# WTH is going on in NH?



## mpd61 (Aug 7, 2002)

You Gotta love those Chiefs!!!!

Lynch, Police Speak Out Against Expansion Of Deadly Force - New Hampshire News Story - WMUR New Hampshire

What the heck?:banghead:


----------



## GARDA (Dec 30, 2003)

WTH in NH unless LTC... if LTC then NH can GFY.


----------



## Fuzzy Bacon Bear (Aug 8, 2011)

Yeah, that's messed up! I can see it now "my neighbor yelled at me and all I could see was rage. He had a rake in his hand, I was afraid. So I shot him."


----------



## justanotherparatrooper (Aug 27, 2006)

All the legislation does is put into the law common sense.
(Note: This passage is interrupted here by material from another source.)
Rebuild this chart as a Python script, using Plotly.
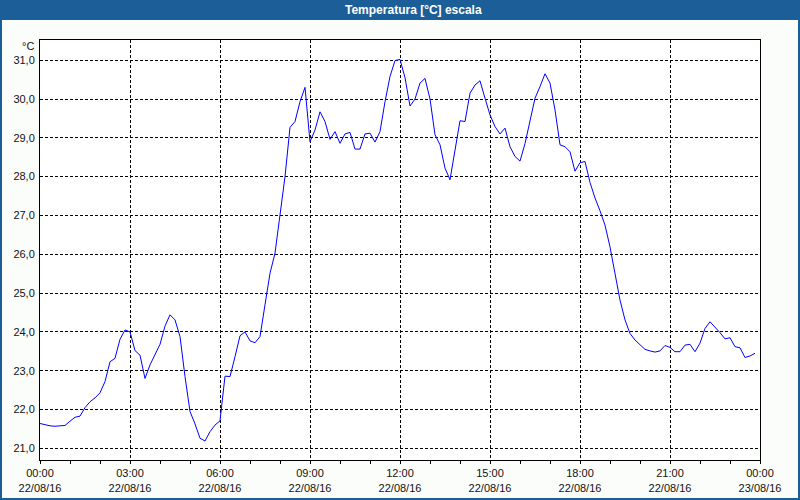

It just says that if you have a legal right to be where youre at that you dont have to flee if youre being attacked. true enough that in NH AT THIS POINT it is unlikely you would be convicted but just being charged with taking a life can cost you a fortune.

---------- Post added at 02:14 ---------- Previous post was at 02:12 ----------



Fuzzy Bacon Bear said:


> Yeah, that's messed up! I can see it now "my neighbor yelled at me threatening to kill me and all I could see was rage. He had a rake in his hand, I was afraid. So I shot him."


fify


----------